Requirement: Copy exactly, and only, the lines from the line containing "Write the Apache ECharts code for this chart." through the last line of the records below, both included, and leave out any pictures.
*** Task material ***
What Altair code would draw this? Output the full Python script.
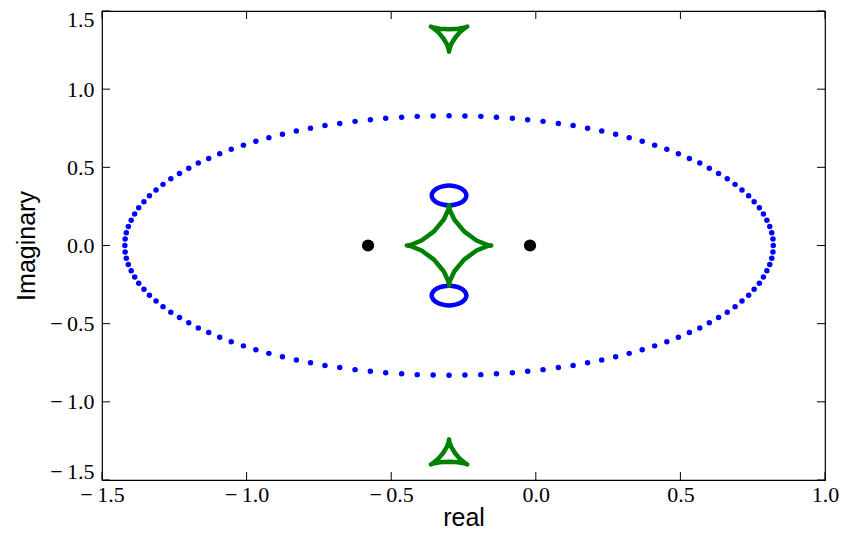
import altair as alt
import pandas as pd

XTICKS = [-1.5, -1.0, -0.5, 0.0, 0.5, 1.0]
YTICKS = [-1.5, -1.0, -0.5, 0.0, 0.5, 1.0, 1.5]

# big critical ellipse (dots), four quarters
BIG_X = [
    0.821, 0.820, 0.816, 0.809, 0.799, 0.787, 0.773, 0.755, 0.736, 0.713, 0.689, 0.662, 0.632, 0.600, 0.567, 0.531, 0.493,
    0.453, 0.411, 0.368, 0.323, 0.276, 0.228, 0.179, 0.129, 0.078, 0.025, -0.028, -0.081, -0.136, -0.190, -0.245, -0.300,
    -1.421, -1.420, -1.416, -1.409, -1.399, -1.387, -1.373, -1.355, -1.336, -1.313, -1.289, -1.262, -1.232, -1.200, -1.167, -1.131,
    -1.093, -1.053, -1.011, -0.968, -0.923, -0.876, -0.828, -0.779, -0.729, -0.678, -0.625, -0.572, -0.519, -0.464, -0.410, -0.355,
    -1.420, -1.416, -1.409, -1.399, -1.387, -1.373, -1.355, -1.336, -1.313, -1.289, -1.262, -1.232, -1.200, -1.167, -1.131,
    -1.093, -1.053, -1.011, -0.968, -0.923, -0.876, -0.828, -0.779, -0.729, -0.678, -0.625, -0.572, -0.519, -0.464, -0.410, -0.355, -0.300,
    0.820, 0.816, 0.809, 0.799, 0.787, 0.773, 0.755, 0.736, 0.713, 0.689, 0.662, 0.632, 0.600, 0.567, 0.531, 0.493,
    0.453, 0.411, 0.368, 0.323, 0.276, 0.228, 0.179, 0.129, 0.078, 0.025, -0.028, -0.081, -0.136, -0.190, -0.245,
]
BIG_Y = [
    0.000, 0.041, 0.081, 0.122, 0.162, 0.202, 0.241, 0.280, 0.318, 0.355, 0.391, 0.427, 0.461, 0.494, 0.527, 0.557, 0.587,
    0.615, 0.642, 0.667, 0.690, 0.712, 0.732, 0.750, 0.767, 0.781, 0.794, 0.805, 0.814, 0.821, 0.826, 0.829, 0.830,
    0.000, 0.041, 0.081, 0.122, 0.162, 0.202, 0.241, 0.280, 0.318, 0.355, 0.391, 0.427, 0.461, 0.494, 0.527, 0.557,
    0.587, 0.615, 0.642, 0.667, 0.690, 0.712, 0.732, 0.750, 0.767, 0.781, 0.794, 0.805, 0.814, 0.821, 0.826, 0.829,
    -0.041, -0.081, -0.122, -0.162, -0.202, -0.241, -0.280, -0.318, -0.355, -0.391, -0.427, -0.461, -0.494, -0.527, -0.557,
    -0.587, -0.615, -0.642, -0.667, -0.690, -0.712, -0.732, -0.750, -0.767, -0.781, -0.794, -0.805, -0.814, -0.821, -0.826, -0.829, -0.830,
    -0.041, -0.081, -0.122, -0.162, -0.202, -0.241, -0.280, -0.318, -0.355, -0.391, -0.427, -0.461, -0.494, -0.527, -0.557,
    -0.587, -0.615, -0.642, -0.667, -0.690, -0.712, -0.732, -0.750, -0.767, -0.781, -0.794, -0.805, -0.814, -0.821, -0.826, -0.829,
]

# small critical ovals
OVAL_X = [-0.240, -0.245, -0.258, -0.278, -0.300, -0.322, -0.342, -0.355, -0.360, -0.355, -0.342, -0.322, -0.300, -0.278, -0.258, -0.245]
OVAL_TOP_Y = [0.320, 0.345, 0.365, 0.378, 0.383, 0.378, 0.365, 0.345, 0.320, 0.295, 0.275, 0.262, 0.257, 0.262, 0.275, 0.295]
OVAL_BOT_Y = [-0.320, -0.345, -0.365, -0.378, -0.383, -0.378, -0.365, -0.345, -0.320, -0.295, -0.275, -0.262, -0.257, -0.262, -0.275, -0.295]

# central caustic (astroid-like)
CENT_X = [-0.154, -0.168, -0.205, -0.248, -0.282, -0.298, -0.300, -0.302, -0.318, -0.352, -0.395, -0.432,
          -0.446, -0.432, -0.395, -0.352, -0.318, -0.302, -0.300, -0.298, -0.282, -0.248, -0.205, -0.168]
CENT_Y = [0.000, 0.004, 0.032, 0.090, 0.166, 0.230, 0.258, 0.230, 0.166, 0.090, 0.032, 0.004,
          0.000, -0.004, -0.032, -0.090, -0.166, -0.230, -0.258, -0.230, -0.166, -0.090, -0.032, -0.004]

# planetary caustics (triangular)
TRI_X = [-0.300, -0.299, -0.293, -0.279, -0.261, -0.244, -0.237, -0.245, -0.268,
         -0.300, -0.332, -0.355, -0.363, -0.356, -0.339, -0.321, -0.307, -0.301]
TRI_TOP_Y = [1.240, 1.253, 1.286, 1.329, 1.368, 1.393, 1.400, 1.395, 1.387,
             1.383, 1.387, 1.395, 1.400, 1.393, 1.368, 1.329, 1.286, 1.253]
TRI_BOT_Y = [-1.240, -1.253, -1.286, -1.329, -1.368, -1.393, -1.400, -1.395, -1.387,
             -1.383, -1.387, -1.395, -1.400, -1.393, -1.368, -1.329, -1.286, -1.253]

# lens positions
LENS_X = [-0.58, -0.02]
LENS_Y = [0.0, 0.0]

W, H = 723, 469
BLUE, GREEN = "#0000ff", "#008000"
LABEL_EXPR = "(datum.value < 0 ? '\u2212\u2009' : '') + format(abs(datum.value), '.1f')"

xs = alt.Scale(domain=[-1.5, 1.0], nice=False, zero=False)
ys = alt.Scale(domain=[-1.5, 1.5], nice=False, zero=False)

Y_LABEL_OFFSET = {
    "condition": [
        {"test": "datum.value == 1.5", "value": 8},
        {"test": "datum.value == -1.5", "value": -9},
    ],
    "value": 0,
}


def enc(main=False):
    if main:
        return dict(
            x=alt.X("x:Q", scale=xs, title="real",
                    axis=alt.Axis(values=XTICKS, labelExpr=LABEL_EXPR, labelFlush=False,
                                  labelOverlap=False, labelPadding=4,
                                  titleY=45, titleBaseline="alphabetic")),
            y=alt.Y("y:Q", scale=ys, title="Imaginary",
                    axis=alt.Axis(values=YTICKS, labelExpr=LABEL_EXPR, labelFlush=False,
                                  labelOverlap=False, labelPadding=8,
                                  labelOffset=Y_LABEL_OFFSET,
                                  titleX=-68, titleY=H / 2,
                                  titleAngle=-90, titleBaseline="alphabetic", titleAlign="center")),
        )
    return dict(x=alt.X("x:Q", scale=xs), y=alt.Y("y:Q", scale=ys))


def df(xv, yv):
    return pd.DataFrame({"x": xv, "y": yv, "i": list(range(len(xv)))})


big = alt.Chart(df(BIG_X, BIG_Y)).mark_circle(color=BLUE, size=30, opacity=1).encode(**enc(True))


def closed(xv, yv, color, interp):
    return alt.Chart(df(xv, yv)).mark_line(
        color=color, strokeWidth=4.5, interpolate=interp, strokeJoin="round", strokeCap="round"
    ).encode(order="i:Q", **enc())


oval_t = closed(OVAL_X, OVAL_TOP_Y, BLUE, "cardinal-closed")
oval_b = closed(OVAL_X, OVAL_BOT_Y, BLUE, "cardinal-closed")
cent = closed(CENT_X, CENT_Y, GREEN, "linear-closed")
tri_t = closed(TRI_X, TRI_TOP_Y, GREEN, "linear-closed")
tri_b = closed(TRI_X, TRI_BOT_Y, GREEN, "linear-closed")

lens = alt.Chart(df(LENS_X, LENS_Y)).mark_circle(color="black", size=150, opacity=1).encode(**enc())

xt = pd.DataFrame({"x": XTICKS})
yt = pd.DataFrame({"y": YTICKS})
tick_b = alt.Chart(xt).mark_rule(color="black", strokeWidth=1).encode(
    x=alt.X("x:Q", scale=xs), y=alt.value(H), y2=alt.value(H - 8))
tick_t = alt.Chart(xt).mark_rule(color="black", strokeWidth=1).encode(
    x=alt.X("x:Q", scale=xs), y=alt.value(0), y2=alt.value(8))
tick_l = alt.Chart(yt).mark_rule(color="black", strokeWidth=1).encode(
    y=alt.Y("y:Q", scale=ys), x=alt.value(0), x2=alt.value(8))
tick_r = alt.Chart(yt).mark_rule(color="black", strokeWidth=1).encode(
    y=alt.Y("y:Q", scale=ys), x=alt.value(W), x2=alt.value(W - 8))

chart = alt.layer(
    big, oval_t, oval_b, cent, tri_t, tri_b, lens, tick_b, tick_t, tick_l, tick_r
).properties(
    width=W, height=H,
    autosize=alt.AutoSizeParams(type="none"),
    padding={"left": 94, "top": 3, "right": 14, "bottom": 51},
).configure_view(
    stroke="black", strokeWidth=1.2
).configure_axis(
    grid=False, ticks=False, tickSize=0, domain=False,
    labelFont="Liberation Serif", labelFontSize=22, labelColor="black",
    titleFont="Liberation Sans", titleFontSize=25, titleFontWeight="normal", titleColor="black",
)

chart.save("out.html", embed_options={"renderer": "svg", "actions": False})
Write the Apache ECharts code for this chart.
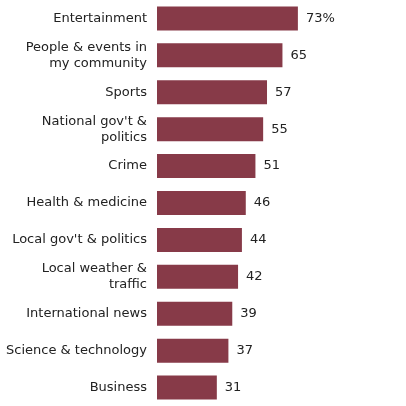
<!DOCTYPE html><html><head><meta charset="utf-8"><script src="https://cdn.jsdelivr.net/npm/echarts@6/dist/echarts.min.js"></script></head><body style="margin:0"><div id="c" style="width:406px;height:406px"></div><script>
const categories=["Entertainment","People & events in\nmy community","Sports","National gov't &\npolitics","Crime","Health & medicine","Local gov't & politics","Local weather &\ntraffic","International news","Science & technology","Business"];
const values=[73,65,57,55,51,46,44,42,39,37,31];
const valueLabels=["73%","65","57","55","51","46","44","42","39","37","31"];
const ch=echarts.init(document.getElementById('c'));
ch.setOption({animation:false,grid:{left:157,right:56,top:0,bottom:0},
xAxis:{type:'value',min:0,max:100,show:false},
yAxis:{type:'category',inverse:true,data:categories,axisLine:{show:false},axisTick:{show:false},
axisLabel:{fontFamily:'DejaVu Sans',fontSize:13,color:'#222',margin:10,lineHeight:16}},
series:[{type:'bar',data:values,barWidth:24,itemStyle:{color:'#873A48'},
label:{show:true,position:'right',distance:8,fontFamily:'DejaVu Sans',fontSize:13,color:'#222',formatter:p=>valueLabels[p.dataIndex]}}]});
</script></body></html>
***
Output of the task:
Write the Apache ECharts code for this chart.
<!DOCTYPE html><html><head><meta charset="utf-8"><script src="https://cdn.jsdelivr.net/npm/echarts@6/dist/echarts.min.js"></script></head><body style="margin:0"><div id="c" style="width:406px;height:406px"></div><script>
const categories=["Entertainment","People & events in\nmy community","Sports","National gov't &\npolitics","Crime","Health & medicine","Local gov't & politics","Local weather &\ntraffic","International news","Science & technology","Business"];
const values=[73,65,57,55,51,46,44,42,39,37,31];
const valueLabels=["73%","65","57","55","51","46","44","42","39","37","31"];
const ch=echarts.init(document.getElementById('c'));
ch.setOption({animation:false,grid:{left:157,right:56,top:0,bottom:0},
xAxis:{type:'value',min:0,max:100,show:false},
yAxis:{type:'category',inverse:true,data:categories,axisLine:{show:false},axisTick:{show:false},
axisLabel:{fontFamily:'DejaVu Sans',fontSize:13,color:'#222',margin:10,lineHeight:16}},
series:[{type:'bar',data:values,barWidth:24,itemStyle:{color:'#873A48'},
label:{show:true,position:'right',distance:8,fontFamily:'DejaVu Sans',fontSize:13,color:'#222',formatter:p=>valueLabels[p.dataIndex]}}]});
</script></body></html>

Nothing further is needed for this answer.